Behind a fearsome pack was a premier halfback pairing of Peter Stringer and O’Gara, with Lifeimi Mafi further outside them. With Keith Earls and one of the most prolific try scorers of his generation Doug Howlett in tow, Munster were rightly favourites to beat a team they had already bested twice that season, and head to yet another final.
A magnificent stage was set at Croke Park. The atmosphere was filled with memories of the 2006 semi-final, where under a bright blue Dublin sky, Munster vanquished Leinster 30-6 to settle Ireland’s domestic dispute on route to a finals victory over Biarritz. No such result would occur this time.

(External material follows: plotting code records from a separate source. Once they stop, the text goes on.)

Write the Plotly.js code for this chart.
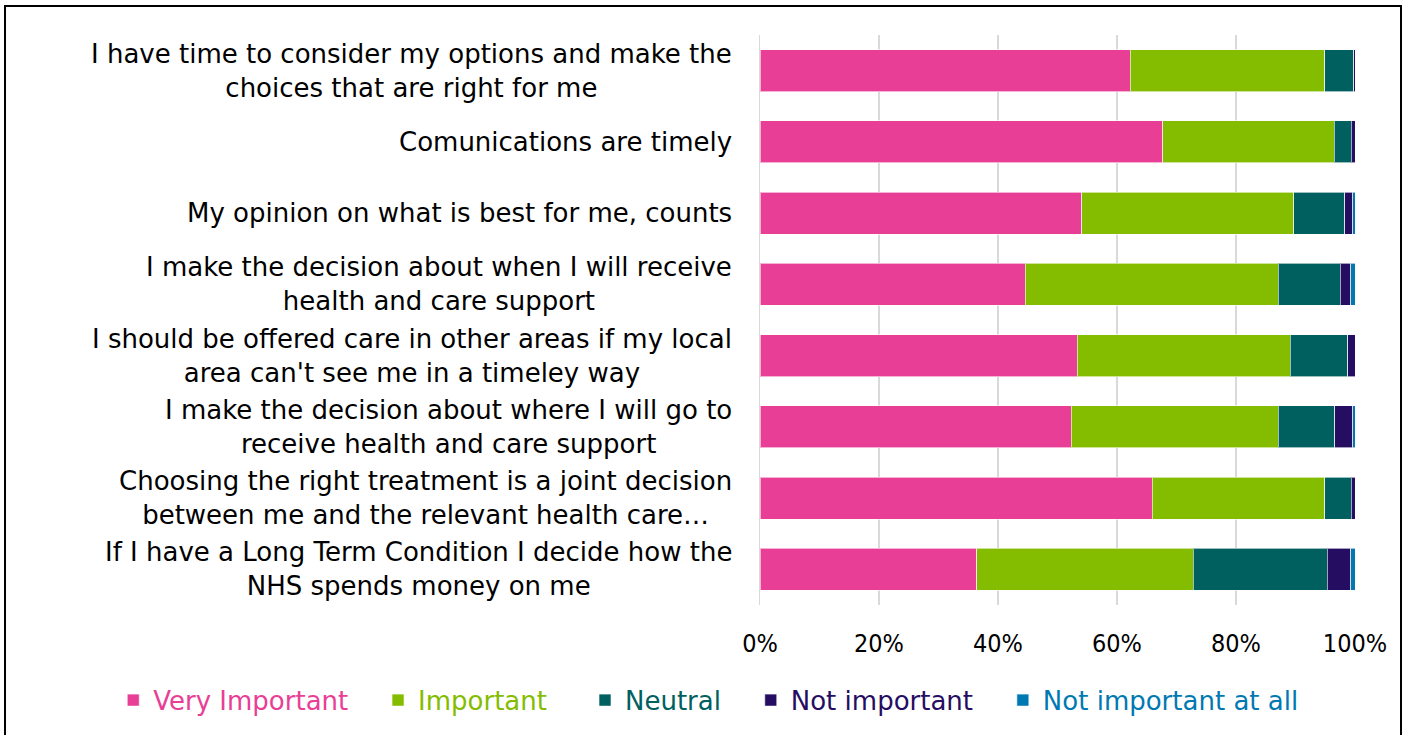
<!DOCTYPE html>
<html>
<head>
<meta charset="utf-8">
<script src="https://cdn.plot.ly/plotly-3.0.1.min.js"></script>
<style>
  html, body { margin: 0; padding: 0; background: #fff; }
  #chart { width: 1408px; height: 735px; position: absolute; left: 0; top: 0; }
  #frame { position: absolute; left: 4px; top: 5px; width: 1398px; height: 740px; border: 2px solid #000; pointer-events: none; box-sizing: border-box; }
</style>
</head>
<body>
<div id="chart"></div>
<div id="frame"></div>
<script>
const categories = [
  "I have time to consider my options and make the<br>choices that are right for me",
  "Comunications are timely",
  "My opinion on what is best for me, counts",
  "I make the decision about when I will receive<br>health and care support",
  "I should be offered care in other areas if my local<br>area can't see me in a timeley way",
  "I make the decision about where I will go to<br>receive health and care support",
  "Choosing the right treatment is a joint decision<br>between me and the relevant health care…",
  "If I have a Long Term Condition I decide how the<br>NHS spends money on me"
];
const seriesNames = ["Very Important", "Important", "Neutral", "Not important", "Not important at all"];
const veryImportant    = [62.2, 67.7, 54.1, 44.6, 53.3, 52.3, 65.9, 36.4];
const important        = [32.7, 28.8, 35.6, 42.5, 35.8, 34.8, 29.0, 36.4];
const neutral          = [4.9, 2.9, 8.6, 10.4, 9.7, 9.5, 4.5, 22.5];
const notImportant     = [0.2, 0.6, 1.3, 1.8, 1.2, 3.0, 0.6, 4.0];
const notImportantAtAll= [0.0, 0.0, 0.4, 0.7, 0.0, 0.4, 0.0, 0.7];
const seriesValues = [veryImportant, important, neutral, notImportant, notImportantAtAll];
const colors = ["#E83E96", "#84BD00", "#006060", "#250E62", "#0079B2"];
const legendPad = [3, 4, 3, 3, 0];
const xTickVals = [0, 20, 40, 60, 80, 100];
const xTickText = ["0%", "20%", "40%", "60%", "80%", "100%"];

const FONT = "'DejaVu Sans', sans-serif";
const FONT_COND = "'DejaVu Sans Condensed', 'DejaVu Sans', sans-serif";

const traces = seriesNames.map((name, i) => ({
  type: "bar",
  orientation: "h",
  name: '<span style="color:' + colors[i] + '">' + name + '</span>' + '\u00A0'.repeat(legendPad[i]),
  y: categories,
  x: seriesValues[i],
  marker: { color: colors[i], line: { color: "rgba(255,255,255,0.6)", width: 1 } },
  hoverinfo: "x+y"
}));

const annotations = categories.map(c => ({
  xref: "paper", yref: "y",
  x: 0, y: c,
  xanchor: "right", yanchor: "middle",
  xshift: -26,
  align: "center",
  text: c,
  showarrow: false,
  font: { family: FONT, size: 26, color: "#000" }
}));

const layout = {
  width: 1408, height: 735,
  paper_bgcolor: "#fff", plot_bgcolor: "#fff",
  barmode: "stack",
  bargap: 0.41,
  margin: { l: 760, r: 53, t: 35, b: 129 },
  font: { family: FONT, size: 24, color: "#000" },
  xaxis: {
    range: [0, 100],
    tickvals: xTickVals, ticktext: xTickText,
    showgrid: true, gridcolor: "#d9d9d9", gridwidth: 1.5,
    zeroline: false, showline: false,
    ticks: "outside", ticklen: 16, tickcolor: "rgba(0,0,0,0)",
    tickfont: { family: FONT_COND, size: 25, color: "#000" },
    fixedrange: true
  },
  yaxis: {
    type: "category",
    autorange: "reversed",
    showticklabels: false,
    showgrid: false, zeroline: false,
    showline: true, linecolor: "#d9d9d9", linewidth: 1.5,
    fixedrange: true
  },
  legend: {
    orientation: "h",
    xref: "paper", yref: "paper",
    x: -1.087, y: -0.165,
    xanchor: "left", yanchor: "middle",
    font: { family: FONT, size: 26 },
    itemwidth: 30,
    traceorder: "normal",
    bgcolor: "rgba(0,0,0,0)"
  },
  annotations: annotations,
  showlegend: true
};

Plotly.newPlot("chart", traces, layout, { displayModeBar: false, staticPlot: true });
</script>
</body>
</html>
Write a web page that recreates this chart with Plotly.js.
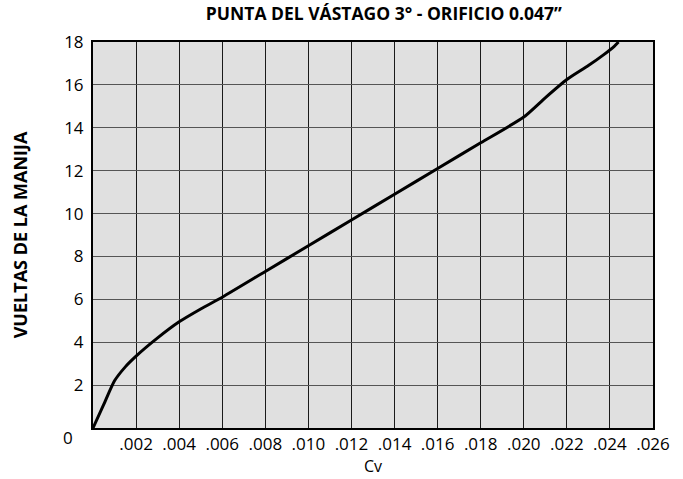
<!DOCTYPE html>
<html>
<head>
<meta charset="utf-8">
<script src="https://cdn.plot.ly/plotly-3.0.1.min.js"></script>
<style>html,body{margin:0;padding:0;background:#fff;}#chart{width:683px;height:479px;}</style>
</head>
<body>
<div id="chart"></div>
<script>
const cv = [0, 0.0005, 0.001, 0.0015, 0.002, 0.003, 0.004, 0.005, 0.006, 0.008, 0.010, 0.012, 0.014, 0.016, 0.018, 0.020, 0.021, 0.022, 0.023, 0.0237, 0.0242, 0.0244];
const vueltas = [0, 1.1, 2.2, 2.85, 3.35, 4.2, 4.95, 5.55, 6.1, 7.3, 8.5, 9.7, 10.9, 12.1, 13.3, 14.5, 15.4, 16.25, 16.9, 17.4, 17.8, 18];
const xTickVals = [0.002, 0.004, 0.006, 0.008, 0.010, 0.012, 0.014, 0.016, 0.018, 0.020, 0.022, 0.024, 0.026];
const xTickText = ['.002', '.004', '.006', '.008', '.010', '.012', '.014', '.016', '.018', '.020', '.022', '.024', '.026'];
const yTickVals = [2, 4, 6, 8, 10, 12, 14, 16, 18];
const titleText = 'PUNTA DEL VÁSTAGO 3° - ORIFICIO 0.047”';
const xTitle = 'Cv';
const yTitle = 'VUELTAS DE LA MANIJA';

const font = 'Open Sans, Noto Sans, sans-serif';
Plotly.newPlot('chart', [{
  x: cv, y: vueltas, mode: 'lines', type: 'scatter',
  line: {color: '#000', width: 3, shape: 'spline', smoothing: 0.6},
  hoverinfo: 'skip', cliponaxis: false
}], {
  width: 683, height: 479,
  margin: {l: 93, r: 30, t: 42, b: 51},
  paper_bgcolor: '#fff', plot_bgcolor: '#e0e0e0',
  showlegend: false,
  title: {text: titleText, font: {family: font, size: 17.5, color: '#000', weight: 'bold'}, x: 0.562, xanchor: 'center', y: 0.97, yanchor: 'middle'},
  xaxis: {
    range: [0, 0.026], tickvals: xTickVals, ticktext: xTickText,
    showgrid: true, gridcolor: '#1a1a1a', gridwidth: 1,
    showline: true, linecolor: '#000', linewidth: 2, mirror: true,
    ticks: '', ticklen: 0, zeroline: false,
    tickfont: {family: font, size: 17, color: '#000'},
    title: {text: xTitle, font: {family: font, size: 16, color: '#000'}, standoff: 6}
  },
  yaxis: {
    range: [0, 18], tickvals: yTickVals,
    showgrid: true, gridcolor: '#555', gridwidth: 1,
    showline: true, linecolor: '#000', linewidth: 2, mirror: true,
    ticks: '', zeroline: false, ticklabelstandoff: 4,
    tickfont: {family: font, size: 17, color: '#000'},
    title: {text: yTitle, font: {family: font, size: 18, color: '#000', weight: 'bold'}, standoff: 32}
  },
  annotations: [{
    text: '0', xref: 'paper', yref: 'paper', x: -0.045, y: -0.025, xanchor: 'center', yanchor: 'middle',
    showarrow: false, font: {family: font, size: 17, color: '#000'}
  }]
}, {staticPlot: true});
</script>
</body>
</html>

An injury to Contepomi threatened to sabotage Leinster’s win, but Sexton entered the fray as his replacement, immediately kicking a penalty and giving a superbly assured performance. Any suggestion of Leinster being swept aside was suddenly dispelled in the 31st minute as D’Arcy skipped past Earls slid over the Croke Park turf to score his side’s opening try. Their vigour only intensified as Luke Fitzgerald finished off a counter-attack early in the second half.
For Munster this was a taste of their own medicine. Their determined and disciplined opponents drove them to delirium. O’Gara’s threads began to unravel as inaccurate passes and kicks crept into his game.
His desperation reached a crescendo as he threw a pass to O’Connell in Leinster’s 22, only for the brilliant O’Driscoll to intercept and race away untouched to score.
O’Driscoll and his Leinstermen, no doubt tortured by that fixture three years prior, had put their demons to bed. It was humbling for Munster, who hadn’t experienced such a loss to their rivals with so much on the line before.
And so, a new Leinster rose. They travelled to Murrayfield and captured their first European title, one of four that would soon come. Their fifth may just arrive this weekend.
Munster began a descent into inferiority in comparison. They may still be Ireland’s second best side, reaching domestic and European semi-finals regularly, but the gap between the two seems to widen each year. The train from Limerick was derailed and it has never quite got back on track.